Jonathan correctly points out that Raich (like previous decisions), gives Congress the power to regulate anything that might be considered "economic activity" and also any noneconomic activity that is part of a "broader regulatory scheme" that incorporates economic activity.

However, both of these categories of congressional power under Raich are even broader than Jonathan supposes. Not only did the Court allow Congress the power to regulate anything that counts as "economic activity," it also defined "economic" to include any activity that involves the "production, distribution, and consumption of commodities." That definition is broad enough to include virtually any abortion because all abortions involve the consumption of medical supplies that surely count as "commodities." Moreover, abortion itself could be considered a "commodity" under Raich, since it is a service usually provided by professionals who work for pay (unlike the marijuana in Raich, which was grown by volunteers working for free). The "economic activity" test would not only be enough to uphold regulations banning or restricting all abortions, but also those that ban or restrict a specific abortion procedure. After all, such procedures also use medical supplies and are also often provided through market transactions involving paid professionals.

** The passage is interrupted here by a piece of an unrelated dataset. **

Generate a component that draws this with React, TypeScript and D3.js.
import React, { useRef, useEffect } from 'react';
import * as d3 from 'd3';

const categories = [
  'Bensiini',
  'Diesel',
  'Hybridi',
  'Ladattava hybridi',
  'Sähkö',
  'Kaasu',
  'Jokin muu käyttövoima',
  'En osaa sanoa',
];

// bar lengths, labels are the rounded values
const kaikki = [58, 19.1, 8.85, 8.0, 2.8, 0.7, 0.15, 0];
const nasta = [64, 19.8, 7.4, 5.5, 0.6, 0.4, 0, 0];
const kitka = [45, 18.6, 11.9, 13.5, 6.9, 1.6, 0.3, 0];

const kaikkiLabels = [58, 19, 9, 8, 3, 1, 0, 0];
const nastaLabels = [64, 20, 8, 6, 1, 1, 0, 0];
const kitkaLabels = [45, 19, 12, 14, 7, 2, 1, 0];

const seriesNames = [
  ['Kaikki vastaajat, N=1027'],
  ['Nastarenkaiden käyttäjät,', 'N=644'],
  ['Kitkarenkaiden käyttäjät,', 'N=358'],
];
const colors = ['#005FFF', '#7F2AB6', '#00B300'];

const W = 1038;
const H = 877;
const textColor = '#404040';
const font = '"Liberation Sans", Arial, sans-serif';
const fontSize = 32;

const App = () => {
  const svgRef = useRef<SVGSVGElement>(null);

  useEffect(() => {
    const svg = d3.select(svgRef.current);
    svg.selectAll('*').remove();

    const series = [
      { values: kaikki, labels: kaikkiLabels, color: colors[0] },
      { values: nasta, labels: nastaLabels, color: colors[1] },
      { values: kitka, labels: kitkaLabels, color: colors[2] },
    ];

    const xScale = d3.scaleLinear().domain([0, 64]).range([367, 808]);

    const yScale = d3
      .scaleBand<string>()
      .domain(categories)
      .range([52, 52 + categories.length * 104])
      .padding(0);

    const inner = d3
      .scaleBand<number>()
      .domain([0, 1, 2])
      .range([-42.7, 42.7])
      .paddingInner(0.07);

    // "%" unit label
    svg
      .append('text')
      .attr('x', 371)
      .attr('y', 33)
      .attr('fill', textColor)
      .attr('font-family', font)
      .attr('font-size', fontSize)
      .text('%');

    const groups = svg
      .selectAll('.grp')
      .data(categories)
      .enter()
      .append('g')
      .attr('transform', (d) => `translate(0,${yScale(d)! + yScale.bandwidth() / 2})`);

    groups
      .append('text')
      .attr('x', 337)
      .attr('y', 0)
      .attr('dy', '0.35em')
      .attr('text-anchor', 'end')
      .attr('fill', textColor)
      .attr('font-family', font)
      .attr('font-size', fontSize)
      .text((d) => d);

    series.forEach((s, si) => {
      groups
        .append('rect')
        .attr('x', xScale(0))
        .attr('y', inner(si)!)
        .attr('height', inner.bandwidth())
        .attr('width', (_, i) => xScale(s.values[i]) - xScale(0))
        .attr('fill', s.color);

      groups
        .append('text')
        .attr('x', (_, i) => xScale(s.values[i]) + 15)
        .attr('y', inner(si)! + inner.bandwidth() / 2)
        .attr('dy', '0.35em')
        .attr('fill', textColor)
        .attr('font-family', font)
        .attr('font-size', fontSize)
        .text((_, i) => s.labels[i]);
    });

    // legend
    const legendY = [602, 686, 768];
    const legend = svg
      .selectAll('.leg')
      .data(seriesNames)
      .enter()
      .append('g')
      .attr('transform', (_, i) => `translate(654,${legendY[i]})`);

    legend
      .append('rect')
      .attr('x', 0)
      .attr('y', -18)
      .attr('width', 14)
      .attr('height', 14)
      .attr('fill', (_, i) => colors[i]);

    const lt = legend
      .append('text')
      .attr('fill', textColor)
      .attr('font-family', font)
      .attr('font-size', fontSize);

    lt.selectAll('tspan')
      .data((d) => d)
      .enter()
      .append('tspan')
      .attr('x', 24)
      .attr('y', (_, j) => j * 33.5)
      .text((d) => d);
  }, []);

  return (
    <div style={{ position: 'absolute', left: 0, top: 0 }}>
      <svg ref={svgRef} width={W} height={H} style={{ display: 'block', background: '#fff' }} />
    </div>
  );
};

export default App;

But even if there is some small subset of abortions that don't count as "economic activity" under Raich (e.g. - the abortion is performed for free by a doctor who doesn't use any perishable medical supplies in the process), it could probably still be regulated or banned by Congress as part of a "broader regulatory scheme." In this regard, it is important to recognize that Raich significantly watered down the standards for including noneconomic activity in a broader regulatory scheme relative to the Court's previous decisions in United States v. Lopez (1995) and United States v. Morrison (2000). While these earlier cases suggested that noneconomic activity can only be swept into a broader regulatory scheme if its inclusion is "essential," Raich holds that the it is enough for Congress to have a "rational basis" for believing that its inclusion is desirable. As constitutional law mavens know, the "rational basis" test in this context is a virtual blank check for Congress to do as it pleases. It need not even come up with the needed "rational basis" ahead of time, but can rely on government lawyers or judges to invent one after the fact.

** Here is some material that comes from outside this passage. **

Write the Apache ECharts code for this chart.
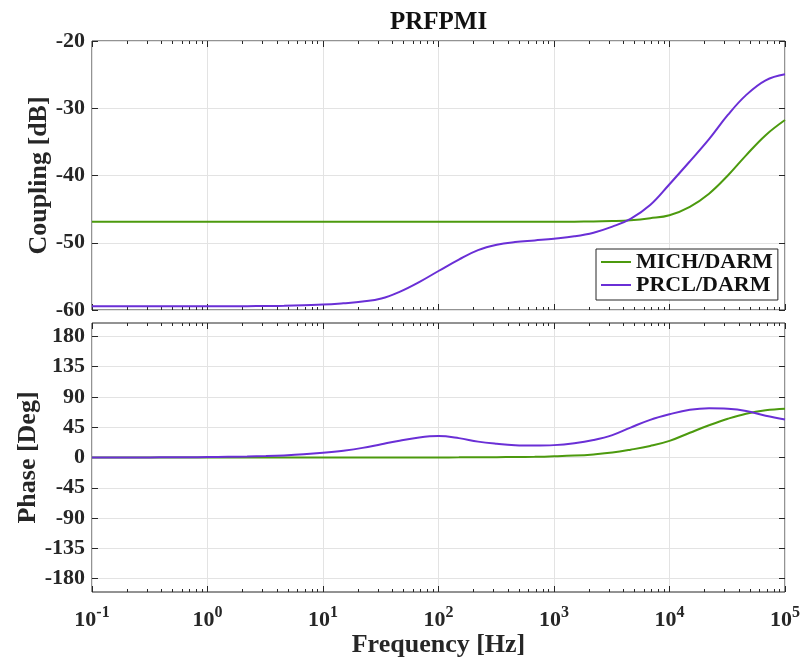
<!DOCTYPE html>
<html>
<head>
<meta charset="utf-8">
<title>PRFPMI</title>
<script src="https://cdn.jsdelivr.net/npm/echarts@6/dist/echarts.min.js"></script>
<style>
  html, body { margin: 0; padding: 0; background: #ffffff; }
  #chart { width: 804px; height: 665px; }
</style>
</head>
<body>
<div id="chart"></div>
<script>
// Frequency samples (Hz), six per decade, shared by every trace
const freqHz = [0.1, 0.15, 0.22, 0.32, 0.46, 0.68,
  1, 1.5, 2.2, 3.2, 4.6, 6.8,
  10, 15, 22, 32, 46, 68,
  100, 150, 220, 320, 460, 680,
  1000, 1500, 2200, 3200, 4600, 6800,
  10000, 15000, 22000, 32000, 46000, 68000,
  100000];

// Coupling magnitude (dB)
const michMagDb = [-46.87, -46.87, -46.87, -46.87, -46.87, -46.87,
  -46.87, -46.87, -46.87, -46.87, -46.87, -46.87,
  -46.87, -46.87, -46.87, -46.87, -46.87, -46.87,
  -46.87, -46.87, -46.87, -46.87, -46.87, -46.87,
  -46.87, -46.86, -46.85, -46.78, -46.65, -46.35,
  -45.9, -44.65, -42.7, -40.0, -37.0, -34.0,
  -31.75];
const prclMagDb = [-59.45, -59.45, -59.45, -59.45, -59.45, -59.45,
  -59.45, -59.44, -59.43, -59.41, -59.37, -59.28,
  -59.2, -59.0, -58.75, -58.3, -57.3, -55.85,
  -54.2, -52.5, -51.1, -50.3, -49.9, -49.65,
  -49.4, -49.05, -48.5, -47.6, -46.45, -44.4,
  -41.3, -37.9, -34.6, -31.0, -28.05, -25.85,
  -24.95];

// Coupling phase (deg)
const michPhaseDeg = [0, 0, 0, 0, 0, 0,
  0, 0, 0, 0, 0, 0,
  0, 0.02, 0.03, 0.05, 0.07, 0.1,
  0.15, 0.2, 0.3, 0.45, 0.7, 1.0,
  1.7, 2.8, 4.6, 7.3, 11.6, 17.2,
  24.7, 36.8, 47.9, 57.6, 65.2, 70.3,
  72.6];
const prclPhaseDeg = [0, 0.05, 0.1, 0.15, 0.25, 0.4,
  0.6, 0.95, 1.4, 2.1, 3.1, 4.7,
  7.0, 10.2, 14.3, 19.8, 25.0, 29.8,
  31.8, 28.8, 23.6, 20.4, 18.3, 17.8,
  18.4, 21.2, 26.0, 33.3, 44.5, 56.0,
  64.3, 71.0, 73.3, 72.6, 69.3, 62.0,
  56.5];

// Tick values
const magTicks = [-60, -50, -40, -30, -20];
const phaseTicks = [-180, -135, -90, -45, 0, 45, 90, 135, 180];

const seriesNames = ['MICH/DARM', 'PRCL/DARM'];
const seriesColors = ['#4c9a0e', '#6a2fd6'];

const FONT = 'Liberation Serif';
const INK = '#262626';
const GRID_COLOR = '#e3e3e3';

const pairs = (ys) => freqHz.map((f, i) => [f, ys[i]]);

// Decade labels as 10 with a raised exponent
function freqLabel(v) {
  const e = Math.round(Math.log10(v));
  return '{b|10}{s|' + e + '}';
}

const plotLeft = 92, plotWidth = 693;
const grids = [
  { left: plotLeft, top: 41, width: plotWidth, height: 269 },
  { left: plotLeft, top: 323, width: plotWidth, height: 269 }
].map(g => Object.assign(g, { show: true, borderColor: INK, borderWidth: 1, backgroundColor: '#fff' }));

function xAxisFor(gridIndex, position, withLabels) {
  const labelled = withLabels && gridIndex === 1;
  return {
    type: 'log', logBase: 10, min: 0.1, max: 100000,
    gridIndex, position,
    axisLine: { show: false, onZero: false },
    axisTick: { show: true, inside: true, length: 6, lineStyle: { color: INK, width: 1 } },
    minorTick: { show: true, splitNumber: 9, length: 3, lineStyle: { color: INK, width: 1 } },
    splitLine: { show: withLabels, lineStyle: { color: GRID_COLOR, width: 1 } },
    minorSplitLine: { show: false },
    axisLabel: labelled ? {
      show: true, margin: 13, formatter: freqLabel,
      rich: {
        b: { fontFamily: FONT, fontWeight: 'bold', fontSize: 22, color: INK, lineHeight: 26, verticalAlign: 'bottom' },
        s: { fontFamily: FONT, fontWeight: 'bold', fontSize: 16, color: INK, lineHeight: 18, verticalAlign: 'top' }
      }
    } : { show: false },
    name: labelled ? 'Frequency [Hz]' : '',
    nameLocation: 'middle', nameGap: 40, nameMoveOverlap: false,
    nameTextStyle: { fontFamily: FONT, fontWeight: 'bold', fontSize: 26, color: INK }
  };
}

function yAxisFor(gridIndex, position, withLabels) {
  const isMag = gridIndex === 0;
  const base = {
    type: 'value', gridIndex, position,
    axisLine: { show: false, onZero: false },
    axisTick: { show: true, inside: true, length: 6, lineStyle: { color: INK, width: 1 } },
    splitLine: { show: withLabels, lineStyle: { color: GRID_COLOR, width: 1 } },
    axisLabel: withLabels ? {
      show: true, margin: 7, fontFamily: FONT, fontWeight: 'bold', fontSize: 22, color: INK
    } : { show: false },
    name: withLabels ? (isMag ? 'Coupling [dB]' : 'Phase [Deg]') : '',
    nameLocation: 'middle', nameRotate: 90, nameMoveOverlap: false,
    nameGap: isMag ? 40 : 51,
    nameTextStyle: { fontFamily: FONT, fontWeight: 'bold', fontSize: 26, color: INK }
  };
  if (isMag) {
    return Object.assign(base, { min: magTicks[0], max: magTicks[magTicks.length - 1], interval: 10 });
  }
  base.min = -200;
  base.max = 200;
  base.axisTick.customValues = phaseTicks;
  if (withLabels) base.axisLabel.customValues = phaseTicks;
  return base;
}

const chart = echarts.init(document.getElementById('chart'), null, { renderer: 'canvas' });

const lineSeries = (name, color, xi, yi, data) => ({
  name, type: 'line', xAxisIndex: xi, yAxisIndex: yi, data,
  symbol: 'none', smooth: 0.4,
  lineStyle: { color, width: 2 }, itemStyle: { color },
  clip: true, z: 3
});

chart.setOption({
  animation: false,
  backgroundColor: '#ffffff',
  title: {
    text: 'PRFPMI', left: 385, top: 5,
    textStyle: { fontFamily: FONT, fontWeight: 'bold', fontSize: 25, color: '#111' }
  },
  legend: {
    data: seriesNames,
    orient: 'vertical', left: 596, top: 249,
    icon: 'rect', itemWidth: 30, itemHeight: 2, itemGap: 1,
    padding: [2, 5, 4, 5],
    borderColor: INK, borderWidth: 1, backgroundColor: '#ffffff',
    textStyle: { fontFamily: FONT, fontWeight: 'bold', fontSize: 22, color: '#111', lineHeight: 22 }
  },
  grid: grids,
  xAxis: [
    xAxisFor(0, 'bottom', true),
    xAxisFor(1, 'bottom', true),
    xAxisFor(0, 'top', false),
    xAxisFor(1, 'top', false)
  ],
  yAxis: [
    yAxisFor(0, 'left', true),
    yAxisFor(1, 'left', true),
    yAxisFor(0, 'right', false),
    yAxisFor(1, 'right', false)
  ],
  series: [
    lineSeries(seriesNames[0], seriesColors[0], 0, 0, pairs(michMagDb)),
    lineSeries(seriesNames[1], seriesColors[1], 0, 0, pairs(prclMagDb)),
    lineSeries(seriesNames[0], seriesColors[0], 1, 1, pairs(michPhaseDeg)),
    lineSeries(seriesNames[1], seriesColors[1], 1, 1, pairs(prclPhaseDeg))
  ]
});
</script>
</body>
</html>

Under this permissive standard, it would be very easy for Congress to link any abortion restrictions it chose to enact to a "broader regulatory scheme." For example, it could tie the restrictions to preexisting medical safety regulations, to laws regulating the distribution of medical supplies, and so forth. Jonathan supposes that the need to tie abortion regulation to a broader regulatory scheme might seriously inhibit Congress because "in the abortion context it is far easier to produce an effective legislative majority on narrow questions — e.g., prohibiting "partial-birth" abortion, etc. — than on abortion policy more broadly." This however, assumes that narrowly targeted abortion regulations could only be enacted as part of a new broader regulatory scheme. In reality, they could simply be linked to preexisting federal laws regulating medical safety or related issues. Under the rational basis test, it would be simple for Congress to find a connection between the new regulation and the old ones close enough to pass judicial scrutiny.

For a more detailed discussion these aspects of Raich, see my article on the case. Ironically, Jonathan himself also wrote an article on Raich, where he explained why that case essentially wipes out the possibility of judicially enforced restrictions on Congress' powers under the Commerce Clause. Jonathan has every right to change his mind about Raich. But, so far, I find his excellent earlier article more persuasive than his recent blog post.

Finally, I agree with Jonathan that Congress should exercise restraint and forego unconstitutional legislation even in cases where the Court is willing to permit it. But I have very little confidence that either political party will actually do that. There is ample evidence to suggest that both Democrats and Republicans are willing to enact legislation of dubious constitutionality when it suits their political purposes to do so.